Personal information
- Born: December 4, 1998 (age 27) Miami, Florida, U.S.
- Listed height: 6 ft 3 in (1.91 m)
- Listed weight: 295 lb (134 kg)

Career information
- High school: Lincoln (Tallahassee, Florida)
- College: Highlands CC (2018) Itawamba CC (2019) Troy (2020–2022)
- NFL draft: 2023: undrafted

Career history
- Tennessee Titans (2023)*; San Francisco 49ers (2024)*; Miami Dolphins (2024)*; Houston Roughnecks (2025); Edmonton Elks (2025); San Francisco 49ers (2025)*; Birmingham Stallions (2026)*;
- * Offseason or practice squad member only
- Stats at Pro Football Reference

= Shakel Brown =

American football player (born 1998)

Shakel Malik Brown (born December 4, 1998) is an American professional football defensive end. He played college football for the Troy Trojans.

== Early life ==
Brown was born on December 4, 1998, in Miami, Florida. He attended Lincoln High School where he lettered in football and in basketball.

== College career ==
=== Highlands CC ===
On February 1, 2017, Brown signed to play at Highlands Community College in Kansas.

=== Itawamba CC ===
Brown appeared in eight games and recorded 11 tackles and 2.5 tackles for loss.

=== Troy ===
During the 2020 season, Brown played in nine games and started four of them. He finished the season with 12 tackles (seven solo stops and five assisted), seven total pressures, two hits, five hurries and a fumble recovery. During the 2021 season, he played in seven games and finished the season with 14 tackles (two solo stops and 12 assisted), two tackles for loss for five yards and 0.5 sacks for two yards. During the 2022 season, Brown played in 13 games and started five of them. He finished the season with 32 tackles (11 solo stops and 21 assisted), six tackles for loss for 27 yards, four sacks for 24 yards, one pass breakup, one forced fumble and one fumble recovery.

== Professional career ==

Pre-draft measurables
| Height | Weight | Arm length | Hand span | 40-yard dash | 10-yard split | 20-yard split | 20-yard shuttle | Three-cone drill | Vertical jump | Broad jump | Bench press |
| 6 ft 3+1⁄4 in (1.91 m) | 295 lb (134 kg) | 32+1⁄8 in (0.82 m) | 9+5⁄8 in (0.24 m) | 4.92 s | 1.73 s | 2.72 s | 4.44 s | 7.58 s | 32.5 in (0.83 m) | 8 ft 9 in (2.67 m) | 30 reps |
All values from Pro Day

===Tennessee Titans===
After not being selected in the 2023 NFL draft, Brown signed with the Tennessee Titans as an undrafted free agent on April 29, 2023. He was placed on the injured reserve list on August 14, 2023 after sustaining an ankle injury during a preseason game against the Bears on August 12.

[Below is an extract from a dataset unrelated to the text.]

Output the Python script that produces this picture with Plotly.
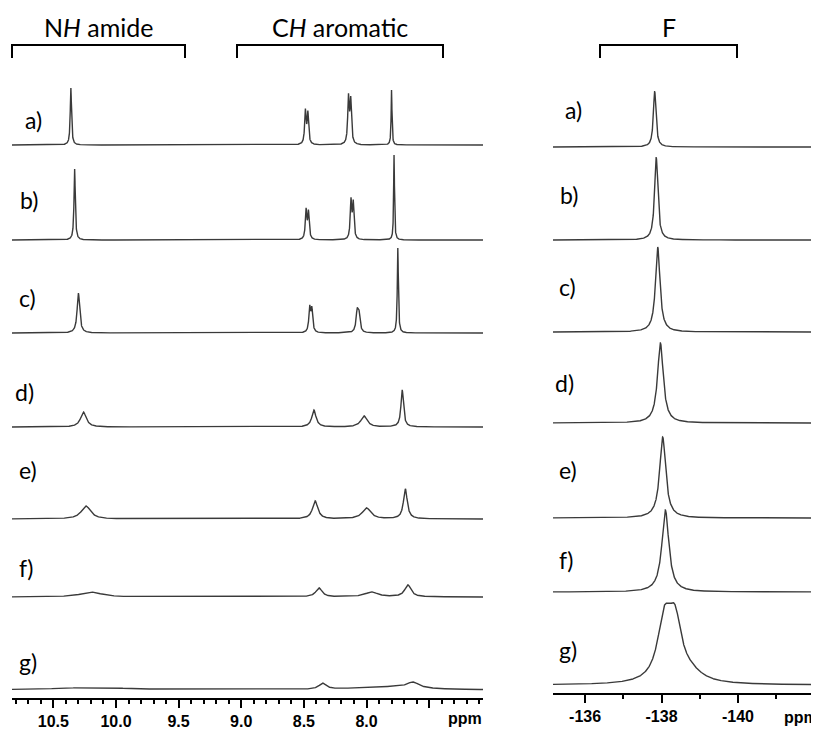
import numpy as np
import plotly.graph_objects as go

# sample labels (top to bottom)
labels = ["a)", "b)", "c)", "d)", "e)", "f)", "g)"]

# 1H NMR, amide NH signal: shift (ppm), height, half width (ppm)
nh_shift = [10.36, 10.33, 10.30, 10.26, 10.24, 10.20, 10.18]
nh_height = [57, 71, 40, 15, 13, 5, 2.5]
nh_width = [0.006, 0.006, 0.012, 0.027, 0.045, 0.1, 0.35]

# 1H NMR, aromatic CH signals (doublets split by ch_split)
ch1_shift = [8.478, 8.473, 8.445, 8.42, 8.41, 8.38, 8.35]
ch1_height = [33, 29, 24, 17, 18, 9, 6]
ch1_width = [0.007, 0.007, 0.008, 0.02, 0.025, 0.03, 0.035]
ch1_split = [0.02, 0.019, 0.017, 0, 0, 0, 0]

ch2_shift = [8.135, 8.115, 8.068, 8.02, 8.00, 7.96, 7.85]
ch2_height = [46, 38, 19, 11, 11, 5, 3]
ch2_width = [0.007, 0.007, 0.01, 0.03, 0.04, 0.06, 0.3]
ch2_split = [0.018, 0.018, 0.014, 0, 0, 0, 0]

ch3_shift = [7.80, 7.78, 7.75, 7.715, 7.69, 7.67, 7.63]
ch3_height = [55, 85, 85, 37, 30, 12, 6]
ch3_width = [0.004, 0.004, 0.005, 0.012, 0.018, 0.03, 0.06]

# 19F NMR
f_shift = [-137.82, -137.86, -137.90, -137.97, -138.03, -138.10]
f_height = [56, 83, 85, 80, 81, 82]
f_width = [0.04, 0.05, 0.07, 0.09, 0.095, 0.11]
# broad spectrum g) as overlapping lines
g_shift = [-138.07, -138.35, -138.75]
g_height = [57, 56, 8]
g_width = [0.21, 0.21, 0.4]

h_ticks = [10.5, 10.0, 9.5, 9.0, 8.5, 8.0, 7.5]
h_ticktext = ["10.5", "10.0", "9.5", "9.0", "8.5", "8.0", ""]
f_ticks = [-136, -138, -140, -142]
f_ticktext = ["-136", "-138", "-140", ""]

# the page body adds an 8 px margin, so the figure is drawn 8 px in
OFF = 8
W, H = 819 - OFF, 729 - OFF
ML, MT, AXY = 12, 60, 698          # in screen pixels
PW, PH = 819 - ML, AXY - MT


def px(x):
    return (x - ML) / PW


def py(y):
    return (AXY - y) / PH


def lor(x, c, h, w):
    return h / (1 + ((x - c) / w) ** 2)


left_base = [553, 458, 365, 271, 179, 101, 8]
right_base = [546, 453, 361, 270, 175, 101, 8]

xh = np.linspace(10.83, 7.07, 6000)
xf = np.linspace(-135.16, -142.12, 4000)

fig = go.Figure()
line = dict(color="#3a3a3a", width=1.4)

for i in range(7):
    y = lor(xh, nh_shift[i], nh_height[i], nh_width[i])
    for s, hh, ww, sp in [(ch1_shift, ch1_height, ch1_width, ch1_split),
                          (ch2_shift, ch2_height, ch2_width, ch2_split)]:
        if sp[i] > 0:
            y += lor(xh, s[i] + sp[i] / 2, hh[i], ww[i])
            y += lor(xh, s[i] - sp[i] / 2, hh[i] * 0.93, ww[i])
        else:
            y += lor(xh, s[i], hh[i], ww[i])
    y += lor(xh, ch3_shift[i], ch3_height[i], ch3_width[i])
    fig.add_trace(go.Scatter(x=xh, y=y + left_base[i], mode="lines",
                             line=line, xaxis="x", yaxis="y",
                             showlegend=False, hoverinfo="skip"))

    if i < 6:
        yf = lor(xf, f_shift[i], f_height[i], f_width[i])
    else:
        yf = sum(lor(xf, c, h, w) for c, h, w in zip(g_shift, g_height, g_width))
    fig.add_trace(go.Scatter(x=xf, y=yf + right_base[i], mode="lines",
                             line=line, xaxis="x2", yaxis="y2",
                             showlegend=False, hoverinfo="skip"))

tickfont = dict(family="Liberation Sans", size=16, color="black", weight="bold")
axis_common = dict(
    showline=True, linecolor="black", linewidth=1.5,
    ticks="outside", ticklen=8, tickwidth=1.5, tickcolor="black",
    showgrid=False, zeroline=False, tickfont=tickfont, tickmode="array",
)

fig.update_layout(
    width=W, height=H,
    margin=dict(l=ML - OFF, r=0, t=MT - OFF, b=729 - AXY),
    plot_bgcolor="white", paper_bgcolor="white",
    xaxis=dict(domain=[0, px(483)], range=[10.83, 7.07], anchor="y",
               tickvals=h_ticks, ticktext=h_ticktext,
               minor=dict(ticks="outside", ticklen=4, tickcolor="black",
                          tickmode="linear", tick0=0, dtick=0.1),
               **axis_common),
    xaxis2=dict(domain=[px(553), 1], range=[-135.16, -142.12], anchor="y2",
                tickvals=f_ticks, ticktext=f_ticktext,
                minor=dict(ticks="outside", ticklen=4, tickcolor="black",
                           tickmode="linear", tick0=0, dtick=1),
                **axis_common),
    yaxis=dict(domain=[0, 1], range=[0, PH], visible=False, anchor="x"),
    yaxis2=dict(domain=[py(693), 1], range=[0, 693 - MT], visible=False,
                anchor="x2"),
)

lab_font = dict(family="Lato", size=23, color="black")
left_lab = [(23, 120), (18, 200), (17, 298), (13, 392), (17, 470), (17, 568), (17, 662)]
right_lab = [(563, 110), (558, 195), (557, 287), (553, 383), (557, 470), (557, 560), (557, 650)]
for i, lab in enumerate(labels):
    for (x, y) in (left_lab[i], right_lab[i]):
        fig.add_annotation(x=px(x), y=py(y), xref="paper", yref="paper",
                           text=lab, showarrow=False, xanchor="left",
                           yanchor="middle", font=lab_font)

# brackets with group titles
groups = [("N<i>H</i> amide", 12, 185), ("C<i>H</i> aromatic", 237, 443), ("F", 600, 737)]
for text, x0, x1 in groups:
    fig.add_shape(type="path", xref="paper", yref="paper",
                  path=f"M {px(x0)},{py(58)} L {px(x0)},{py(45)} "
                       f"L {px(x1)},{py(45)} L {px(x1)},{py(58)}",
                  line=dict(color="black", width=2))
    fig.add_annotation(x=px((x0 + x1) / 2), y=py(27), xref="paper", yref="paper",
                       text=text, showarrow=False, xanchor="center",
                       yanchor="middle",
                       font=dict(family="Lato", size=25, color="black"))

for x, y in [(465, 718), (801, 717)]:
    fig.add_annotation(x=px(x), y=py(y), xref="paper", yref="paper",
                       text="ppm", showarrow=False, xanchor="center",
                       yanchor="middle", font=tickfont)

fig.write_html("out.html")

On May 7, 2024, Brown was waived by the Titans.

===San Francisco 49ers (first stint)===
On May 14, 2024, Brown signed with the San Francisco 49ers. He was waived on August 27, and later re-signed to the practice squad. Brown was released on October 1.

===Miami Dolphins===
On October 30, 2024, Brown was signed to the Miami Dolphins practice squad.

=== Houston Roughnecks ===
On January 14, 2025, Brown signed with the Houston Roughnecks of the United Football League (UFL). He was released on April 28.

===San Francisco 49ers (second stint)===
On August 15, 2025, Brown signed with the San Francisco 49ers. He was waived on August 25.

=== Birmingham Stallions ===
On October 3, 2025, Brown signed with the Birmingham Stallions of the United Football League (UFL).